SAAT menjelang berbuka puasa, Didi menyiapkan berbagai macam varian makanan yang nantinya akan dikonsumsi waktu berbuka. Kenapa perlu lebih banyak daripada porsi makan malam di luar puasa? Menurutnya, jika makanan yang dikonsumsi untuk berbuka porsinya sama dengan makan malam biasa, maka makan siang yang ia tinggalkan karena berpuasa tidak terganti. Maka, perlu diganti. Sehingga, bagi Didi, berbuka sama dengan merapel antara makan siang dan malam.
Sebenarnya, kebiasaan yang dilakukan Didi saat berbuka ini telah menjadi obyek pembicaraan para ulama. Memang, dalam tinjauan fikih, puasa demikian sah-sah saja, karena bukan termasuk amalan yang bisa membatalkan. Namun, para ulama tidak hanya berbicara menganai sah atau tidak, batal atau tidak, tapi mereka berbicara mana yang paling baik dan utama bagi umat.
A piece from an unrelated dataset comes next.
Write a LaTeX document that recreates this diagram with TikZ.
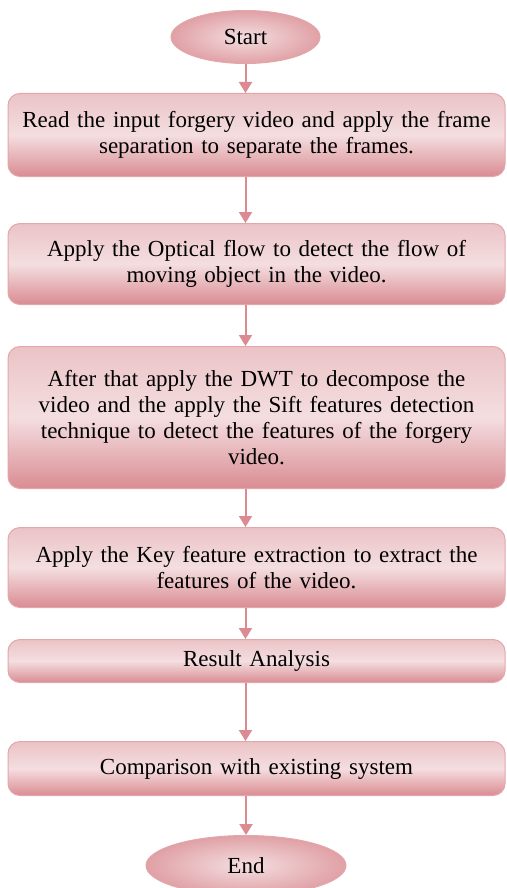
\documentclass[tikz,border=0pt]{standalone}
\usepackage{fontspec}
\setmainfont{Liberation Serif}
\usetikzlibrary{positioning,shapes.geometric,arrows.meta}

\definecolor{rosedark}{HTML}{D98C92}
\definecolor{roselight}{HTML}{F4DEE0}
\definecolor{rosemid}{HTML}{EBC3C6}
\definecolor{roseline}{HTML}{E3A7AB}
\definecolor{rosearrow}{HTML}{DA8A90}

\tikzset{
  process/.style={draw=roseline, line width=1pt, rounded corners=12pt,
    top color=rosemid, bottom color=rosedark, middle color=roselight,
    minimum width=497pt, text width=484pt, align=center,
    font=\fontsize{23}{26}\selectfont},
  terminal/.style={ellipse, draw=roseline, line width=1pt,
    inner color=roselight, outer color=rosedark!75!roselight,
    font=\fontsize{23}{26}\selectfont},
  flow/.style={draw=rosearrow, line width=2pt, -{Triangle[width=13pt,length=11pt]}}
}

\begin{document}
\begin{tikzpicture}
\useasboundingbox (0,0) rectangle (506pt,-888pt);
% Nodes
\node[terminal, minimum width=149pt, minimum height=53pt] (start) at (245.5pt,-37pt) {Start};
\node[process, minimum height=83pt, below=29pt of start, xshift=11pt] (read) {Read the input forgery video and apply the frame\\ separation to separate the frames.};
\node[process, minimum height=81pt, below=46pt of read] (optical) {Apply the Optical flow to detect the flow of\\ moving object in the video.};
\node[process, minimum height=142pt, below=41pt of optical] (dwt) {After that apply the DWT to decompose the\\ video and the apply the Sift features detection\\ technique to detect the features of the forgery\\ video.};
\node[process, minimum height=80pt, below=38pt of dwt] (key) {Apply the Key feature extraction to extract the\\ features of the video.};
\node[process, minimum height=43pt, below=31pt of key] (result) {Result Analysis};
\node[process, minimum height=54pt, below=58pt of result] (compare) {Comparison with existing system};
\node[terminal, minimum width=200pt, minimum height=60pt, below=39pt of compare, xshift=-10.5pt] (end) {End};

% Arrows
\draw[flow] (start) -- (start |- read.north);
\draw[flow] (read.south -| start) -- (optical.north -| start);
\draw[flow] (optical.south -| start) -- (dwt.north -| start);
\draw[flow] (dwt.south -| start) -- (key.north -| start);
\draw[flow] (key.south -| start) -- (result.north -| start);
\draw[flow] (result.south -| start) -- (compare.north -| start);
\draw[flow] (compare.south -| end) -- (end);

\end{tikzpicture}
\end{document}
Hujjah Al Islam Imam Al Ghazali ketika berbicara menganai adab puasa atau adab ash shiyam dalam kitab Bidayah Al Hidayah memberi nasihat kepada mereka yang berpuasa agar tidak menambah porsi berbuka hingga melebihi porsi makan malam biasanya. Ini sama dengan makan dua kali, namun hanya dilakukan dalam satu waktu.
Al Allamah An Nawawi Al Bantani sendiri menjelaskan bahwa jika hal itu dilakukan, maka tidak ada bedanya, porsi makan saat berpuasa maupun tidak. (Maraqi Al Ubidiyah, hal. 60)
Nah, bagi Imam Al Ghazali, puasa demikian sah, namun fungsi puasa sebagai pelemah hawa nafsu tidak bisa berjalan. Al Bantani menyebutkan bahwa orang yang melakukan hal ini walau puasa, sama dengan mereka yang berbuka. Puasanya tidak bisa melemahkan hawa nafsu, yang bisa mempersempit gerakan aktivitas setan dalam tubuh. Walhasil, antara puasa dan tidak, sama saja dampaknya. (Maraqi Al Ubidiyah, hal. 60)
Jika kebiasaan ini berlanjut, akhirnya Ramadhan bukan lagi bulan lapar, namun berubah menjadi bulan yang mengenyangkan.
Al Qurthubi saat ada yang mengatakan, kenapa bulan Ramadhan syetan dibelanggu namun banyak yang masih melakukan maksiat, menjawab, bahwa itu terjadi pada orang berpuasa yang benar-benar tidak hanya menjaga syarat, namun adab-adabnya juga diperhatikan. (Fath Al Bari, 4/145).